W pomysł uwierzyli pierwsi inwestorzy i startup w pierwszej rundzie finansowania został wsparty kwotą 3 mln zł. Flexee Group zapowiada kolejne rundy finansowania biznesu, które pozwolą na jej dalszy rozwój. Na razie aplikacja została wprowadzona pilotażowo m.in. w polskim oddziale Santander Consumer Banku i u kilku pracodawców.

– Jeszcze w tym roku wspólnie z pozyskanymi już firmami dostarczymy aplikację do 40 tys. użytkowników. Chcemy szybko rosnąć, bo w samej tylko Polsce potencjał jest ogromny, np. są u nas 4 mln osób, które pracują tymczasowo lub w niepełnym wymiarze godzin i mają one potrzebę szybszego dostępu do tego co wypracowały. Jednocześnie wartość całego rynku miesięcznych wynagrodzeń to 67 mld zł i zamierzamy brać udział w podziale tego tortu – zapowiada Andrzej Nowak. Na korzyść Flexee przemawia także to, że – według badań firmy EY – 80 proc. pracowników jest zainteresowanych korzystaniem z wcześniejszej wypłaty. – Dane te potwierdzają użytkownicy Flexee także ponad 80 proc. z nich dokonuje szybkich wypłat pensji – dodaje Nowak.

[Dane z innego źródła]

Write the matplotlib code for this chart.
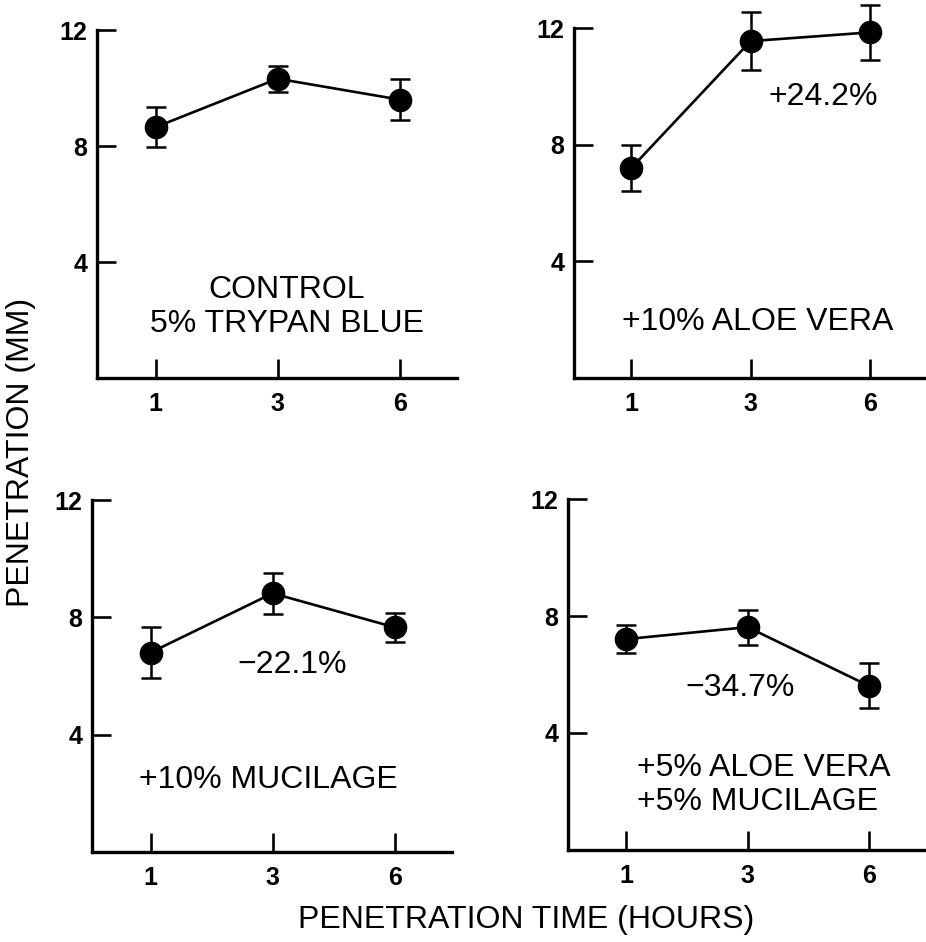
import matplotlib
matplotlib.use("Agg")
import matplotlib.pyplot as plt

plt.rcParams['font.family'] = ['Liberation Sans', 'DejaVu Sans']

# penetration time (hours) and depth (mm) for each formulation
hours = ['1', '3', '6']
control = [8.65, 10.32, 9.6]
control_err = [0.7, 0.45, 0.7]
aloe10 = [7.2, 11.55, 11.85]
aloe10_err = [0.78, 1.0, 0.95]
mucilage10 = [6.8, 8.82, 7.66]
mucilage10_err = [0.88, 0.7, 0.5]
mix = [7.21, 7.62, 5.61]
mix_err = [0.48, 0.6, 0.77]

yticks = [4, 8, 12]

W, H = 926, 942
fig = plt.figure(figsize=(W / 100, H / 100), dpi=100)


def px_axes(left, top, right, bottom):
    return fig.add_axes([left / W, 1 - bottom / H, (right - left) / W, (bottom - top) / H])


def draw_panel(ax, means, errs):
    x = list(range(len(hours)))
    ax.errorbar(x, means, yerr=errs, fmt='-o', color='black', lw=1.9,
                ms=16, elinewidth=1.8, capsize=7, capthick=1.8, clip_on=False)
    ax.set_ylim(0, 12)
    ax.set_xlim(-0.48, 2.47)
    ax.set_xticks(x)
    ax.set_xticklabels(hours)
    ax.set_yticks(yticks)
    for s in ['top', 'right']:
        ax.spines[s].set_visible(False)
    for s in ['left', 'bottom']:
        ax.spines[s].set_linewidth(2.4)
    ax.tick_params(axis='both', direction='in', length=14, width=1.9,
                   labelsize=18)
    ax.tick_params(axis='x', pad=10)
    ax.tick_params(axis='y', pad=7)
    for lab in ax.get_xticklabels() + ax.get_yticklabels():
        lab.set_fontweight('bold')
    ax.set_facecolor('none')


ax1 = px_axes(97, 30, 457, 378)
draw_panel(ax1, control, control_err)
ax2 = px_axes(574, 28, 926, 378)
draw_panel(ax2, aloe10, aloe10_err)
ax3 = px_axes(92, 500, 452, 852)
draw_panel(ax3, mucilage10, mucilage10_err)
ax4 = px_axes(568, 499, 926, 850)
draw_panel(ax4, mix, mix_err)


def ftext(x, y, s, **kw):
    kw.setdefault('ha', 'center')
    fig.text(x / W, 1 - y / H, s, va='center', fontsize=23, **kw)


ftext(287, 307, 'CONTROL\n5% TRYPAN BLUE', multialignment='center', linespacing=1.15)
ftext(823, 97, '+24.2%')
ftext(758, 322, '+10% ALOE VERA')
ftext(292, 665, '\u221222.1%')
ftext(268, 780, '+10% MUCILAGE')
ftext(740, 688, '\u221234.7%')
ftext(637, 785, '+5% ALOE VERA\n+5% MUCILAGE', ha='left', multialignment='left',
      linespacing=1.15)

fig.text(526 / W, 1 - 920 / H, 'PENETRATION TIME (HOURS)', ha='center', va='center', fontsize=23)
fig.text(21 / W, 1 - 452 / H, 'PENETRATION (MM)', ha='center', va='center',
         rotation=90, fontsize=23)

fig.savefig('out.png', dpi=100, facecolor='white')
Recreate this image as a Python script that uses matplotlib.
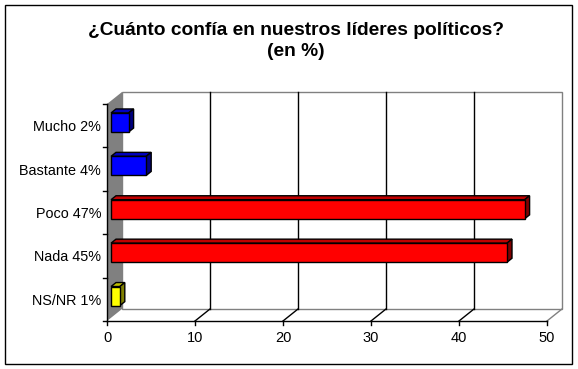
import matplotlib
matplotlib.use("Agg")
import matplotlib.pyplot as plt
from matplotlib.patches import Rectangle, Polygon

plt.rcParams['font.family'] = ['Liberation Sans', 'DejaVu Sans']

# ---- data ----
categories = ["Mucho 2%", "Bastante 4%", "Poco 47%", "Nada 45%", "NS/NR 1%"]
values = [2, 4, 47, 45, 1]
front_colors = ["#0000FF", "#0000FF", "#FF0000", "#FF0000", "#FFFF00"]
top_colors = ["#0000C0", "#0000C0", "#C00000", "#C00000", "#C0C000"]
side_colors = ["#000080", "#000080", "#800000", "#800000", "#808000"]
xticks = [0, 10, 20, 30, 40, 50]
title = "¿Cuánto confía en nuestros líderes políticos?\n(en %)"

# ---- layout (pixels) ----
W, H = 578, 369
px0, pxunit = 107, 8.8          # pixel of value 0 and pixels per unit (front plane)
py_top, pcat = 104, 43.4        # pixel of top of category band and pixels per category
depth_px = (15, 12)

fig = plt.figure(figsize=(W / 100, H / 100), dpi=100)
fig.patch.set_facecolor("white")
ax = fig.add_axes([0, 0, 1, 1])
ax.set_axis_off()
ax.set_xlim(-px0 / pxunit, (W - px0) / pxunit)
ax.set_ylim((H - py_top) / pcat - 0.5, -py_top / pcat - 0.5)

DX = depth_px[0] / pxunit
DY = depth_px[1] / pcat
n = len(categories)
xmax = xticks[-1]
ytop, ybot = -0.5, n - 0.5

# back wall
ax.add_patch(Rectangle((DX, ytop - DY), xmax, n, facecolor="white",
                       edgecolor="#808080", lw=1, zorder=1))
for v in xticks[1:-1]:
    ax.plot([v + DX, v + DX], [ytop - DY, ybot - DY], color="black", lw=1, zorder=2)
# floor diagonals
for v in xticks[1:]:
    ax.plot([v, v + DX], [ybot, ybot - DY], color="black" if v < xmax else "#808080",
            lw=1, zorder=2)
# left wall
ax.add_patch(Polygon([(0, ytop), (DX, ytop - DY), (DX, ybot - DY), (0, ybot)],
                     closed=True, facecolor="#808080", edgecolor="none", zorder=3))

# axes lines
ax.plot([0, 0], [ytop, ybot], color="black", lw=1, zorder=4)
ax.plot([0, xmax], [ybot, ybot], color="black", lw=1, zorder=4)
tlx = 4 / pxunit
tly = 4 / pcat
for k in range(n + 1):
    ax.plot([-tlx, 0], [ytop + k, ytop + k], color="black", lw=1, zorder=4)
for v in xticks:
    ax.plot([v, v], [ybot, ybot + tly], color="black", lw=1, zorder=4)
    ax.text(v, ybot + 17 / pcat, str(v), ha="center", va="center", fontsize=10.5)

# bars
f0, f1 = 0.27, 0.6
h = 0.44
ddx, ddy = (f1 - f0) * DX, (f1 - f0) * DY
for i, (v, fc, tc, sc) in enumerate(zip(values, front_colors, top_colors, side_colors)):
    x0 = f0 * DX
    yc = i - f0 * DY
    yt, yb = yc - h / 2, yc + h / 2
    ax.add_patch(Polygon([(x0, yt), (x0 + v, yt), (x0 + v + ddx, yt - ddy), (x0 + ddx, yt - ddy)],
                         closed=True, facecolor=tc, edgecolor="black", lw=1, zorder=5))
    ax.add_patch(Polygon([(x0 + v, yt), (x0 + v, yb), (x0 + v + ddx, yb - ddy), (x0 + v + ddx, yt - ddy)],
                         closed=True, facecolor=sc, edgecolor="black", lw=1, zorder=5))
    ax.add_patch(Rectangle((x0, yt), v, h, facecolor=fc, edgecolor="black", lw=1, zorder=6))
    ax.text(-(px0 - 101) / pxunit, i + 1.5 / pcat, categories[i], ha="right", va="center",
            fontsize=10.4)

# title
fig.text(296 / W, 1 - 41 / H, title, ha="center", va="center", fontsize=13.8,
         fontweight="bold", linespacing=1.25)

# outer border
fig.add_artist(Rectangle((5 / W, 5 / H), 567 / W, 359 / H, transform=fig.transFigure,
                         facecolor="none", edgecolor="black", lw=1))

fig.savefig("out.png", dpi=100)
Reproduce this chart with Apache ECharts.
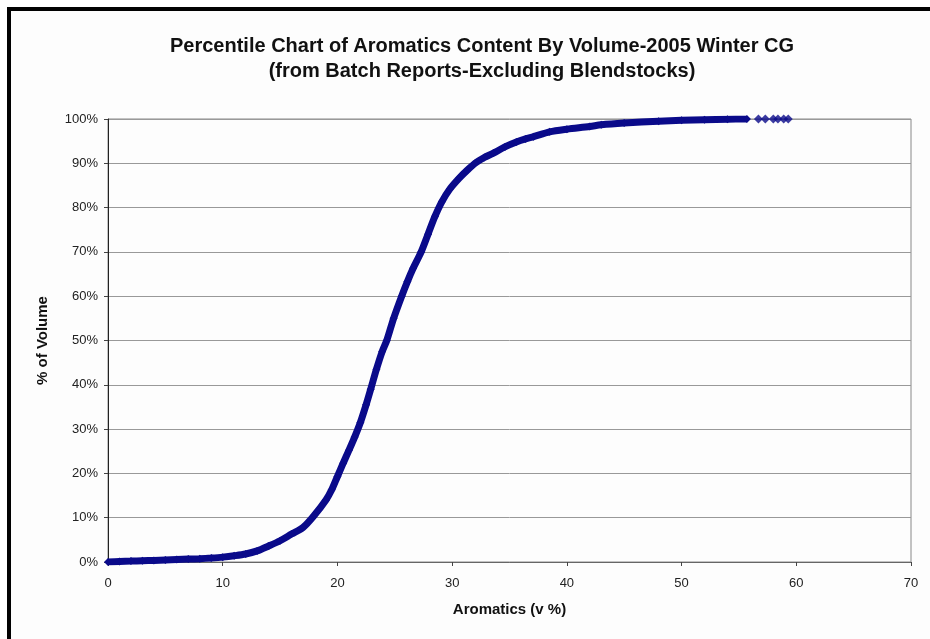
<!DOCTYPE html>
<html>
<head>
<meta charset="utf-8">
<script src="https://cdn.jsdelivr.net/npm/echarts@6/dist/echarts.min.js"></script>
<style>
html,body{margin:0;padding:0;background:#fdfdfd;}
#chart{width:930px;height:639px;}
</style>
</head>
<body>
<div id="chart"></div>
<script>
// Aromatics content (v %) and cumulative % of volume
var aromatics = [0, 1, 2, 3, 4, 5, 6, 7, 8, 9, 10, 11, 12, 13, 14, 15, 16, 17, 18, 19, 19.5, 20, 20.5, 21, 21.5, 22.0, 22.5, 22.9, 23.4, 23.9, 24.3, 24.9, 25.6, 26.1, 26.6, 27.3, 27.9, 28.5, 29.1, 29.8, 30.6, 31.3, 32.0, 32.8, 33.6, 34.6, 35.6, 36.4, 37.1, 38.5, 40, 42, 43, 45, 48, 50, 52, 54, 55.7];
var volumePct = [0, 0.1, 0.2, 0.3, 0.35, 0.45, 0.55, 0.65, 0.75, 0.9, 1.1, 1.4, 1.8, 2.5, 3.6, 4.8, 6.3, 7.8, 10.6, 14, 16.3, 19.3, 22.3, 25.2, 28.2, 31.5, 35.5, 39, 43.5, 47.5, 50, 55, 60, 63.3, 66.3, 70, 74, 78, 81.3, 84.2, 86.6, 88.4, 90.0, 91.3, 92.3, 93.7, 94.8, 95.5, 96, 97.1, 97.7, 98.3, 98.7, 99.1, 99.5, 99.7, 99.85, 99.95, 100];
// sparse tail batches
var tailAromatics = [56.7, 57.3, 58.0, 58.4, 58.9, 59.3];
var tailVolumePct = [100, 100, 100, 100, 100, 100];
var xTicks = [0, 10, 20, 30, 40, 50, 60, 70];
var yTicks = [0, 10, 20, 30, 40, 50, 60, 70, 80, 90, 100];

var mainData = aromatics.map(function(v, i){ return [v, volumePct[i]]; });
var tailData = tailAromatics.map(function(v, i){ return [v, tailVolumePct[i]]; });

var chart = echarts.init(document.getElementById('chart'));
var navy = '#0a0a8a';
var font = 'Liberation Sans, Arial';
chart.setOption({
  animation: false,
  backgroundColor: '#fdfdfd',
  title: {
    text: 'Percentile Chart of Aromatics Content By Volume-2005 Winter CG\n(from Batch Reports-Excluding Blendstocks)',
    left: 477, top: 29, textAlign: 'center',
    textStyle: {fontFamily: font, fontWeight: 'bold', fontSize: 20, lineHeight: 25, color: '#111'}
  },
  grid: {left: 108, right: 19, top: 119, bottom: 77, show: true, borderColor: '#888', borderWidth: 1, backgroundColor: 'transparent'},
  xAxis: {
    type: 'value', min: xTicks[0], max: xTicks[xTicks.length-1], interval: 10,
    name: 'Aromatics (v %)', nameLocation: 'middle', nameGap: 40,
    nameTextStyle: {fontFamily: font, fontWeight: 'bold', fontSize: 15, color: '#111'},
    axisLine: {show: true, lineStyle: {color: '#666', width: 1}},
    axisTick: {show: true, inside: false, length: 4, lineStyle: {color: '#444'}},
    axisLabel: {fontFamily: font, fontSize: 13, color: '#222', margin: 15},
    splitLine: {show: false}
  },
  yAxis: {
    type: 'value', min: yTicks[0], max: yTicks[yTicks.length-1], interval: 10,
    name: '% of Volume', nameLocation: 'middle', nameGap: 58, nameRotate: 90,
    nameTextStyle: {fontFamily: font, fontWeight: 'bold', fontSize: 15, color: '#111'},
    axisLine: {show: true, lineStyle: {color: '#222', width: 1}},
    axisTick: {show: true, length: 4, lineStyle: {color: '#444'}},
    axisLabel: {fontFamily: font, fontSize: 13, color: '#222', margin: 10, formatter: '{value}%'},
    splitLine: {show: true, lineStyle: {color: '#999', width: 1}}
  },
  series: [
    {
      type: 'line', data: mainData, smooth: 0.3,
      symbol: 'diamond', symbolSize: 8, showSymbol: true,
      lineStyle: {color: navy, width: 7},
      itemStyle: {color: navy}
    },
    {
      type: 'scatter', data: tailData,
      symbol: 'diamond', symbolSize: 9,
      itemStyle: {color: navy}
    }
  ],
  graphic: [
    {type: 'rect', left: 7, top: 7, shape: {width: 923, height: 4}, style: {fill: '#000'}},
    {type: 'rect', left: 7, top: 7, shape: {width: 4, height: 632}, style: {fill: '#000'}}
  ]
});
</script>
</body>
</html>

Usługa Flexee jest pomyślana także jako benefit pracowniczy. – Pracodawcy stoją dziś przed problemem rynku pracownika. Karty sportowe, czy dostęp do prywatnej opieki zdrowotnej są już mocno oklepane. My dajemy zupełnie nowy na rynku benefit: dostęp do wynagrodzenia w czasie rzeczywistym. To pozwala naszym partnerom-klientom biznesowym pozyskiwać nowych pracowników i skutecznie utrzymywać obecnych, bez konieczności walczenia o nich wzrostem wynagrodzeń – przekonuje Andrzej Nowak. Dostęp do usługi będzie też możliwy bezpośrednio dla każdego zainteresowanego użytkownika bez udziału pracodawcy. – Obecnie pracujemy również nad taką wersją aplikacji. Według naszych planów już pod koniec roku damy dostęp do wcześniejszego wynagrodzenia każdej osobie, która pracuje i chce wypłacać sobie pensję każdego dnia – podsumowuje prezes Flexee Group.